I assume that Victoria Villarruel does not know that she is using tainted material. I wonder if she is being used by the kind of people who pollute the Internet with lies and fabrications in denying the crimes committed under the military dictatorship.

After reading the book, I told Harry that it was not worth taking seriously. But O’Grady does take it seriously, even to the point of quoting Villarruel telling her that CELTyV has been able “to name 13,074 victims of the terrorists.” O’Grady does not bother to explain what is meant by “victims.”

Certainly, hundreds of people were killed during the 60s and 70s by scores of terrorist groups. But the highest number of people killed by would-be revolutionaries that I have seen is about 800. I understand that in 1981 the military government placed the number killed by terrorists at around 600.

What I do know is that at the Herald in those days we kept a meticulous account from long before the military coup.
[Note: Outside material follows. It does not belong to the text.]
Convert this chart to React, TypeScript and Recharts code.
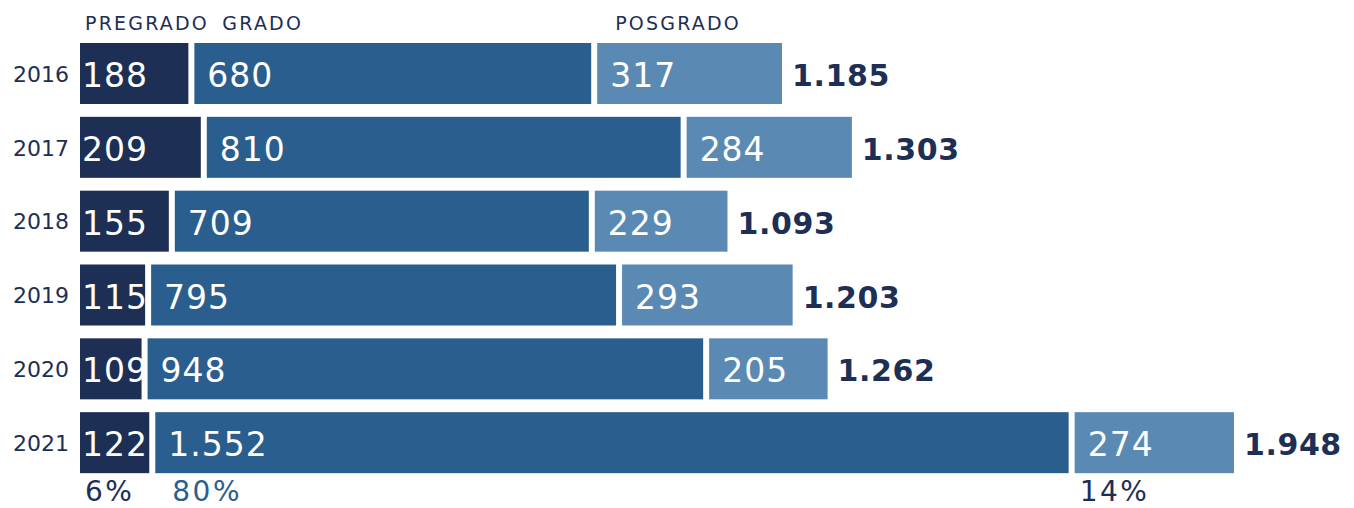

Andrew Graham-Yooll began the grisly task, noting in a black book the fatalities in what, in my view, was an underground civil war between the left and the right. What was clear after the military took over was that the guerrillas or terrorists and thousands of people who were not armed were being exterminated like vermin.

I do not think there are any forgotten victims. I have not forgotten them. Anyone who lived through those times could not forget the horrors committed by the ERP (People’s Revolutionary Army) the Montoneros and scores of other terrorist groups. Their atrocities were reported by the media and anyone can look them up today. But they pale in comparison with what came after and that is a story that is still not finished.

It was after the military coup, when the dictatorship set in motion its killing machine that the media stopped reporting atrocities or covered them up. It is only now that more of the hidden truth is being told in the trials that are taking place.

One side of the story was told while it was unfolding and that is the story that Villarreal is retelling and O’Grady is repeating. It is the military’s version, or, put another way, The Official Story.

But it is true that unless a great injustice is redressed, one Official Story will be replaced by another Official Story. When democracy returned, president Raúl Alfonsín ordered the arrest of both the leaders of the military (the nine members of the first three juntas), and seven top leaders of the guerrilla and terrorist groups. President Carlos Menem amnestied them all and today the murderers who acted under the guise of revolutionaries enjoy impunity while the military are on trial.

I don’t think any of the guerrilla leaders were idealists and they weren’t exactly young. But thousands of young people who were idealists and were stirred by the idea of a socialist revolution were led to their deaths and hundreds of idealists who wore a uniform and fought for their country also died.

Orwell’s warning should be heeded. No one must be allowed to control the past, the present or the future. The country’s history has yet to be written – all sides of it.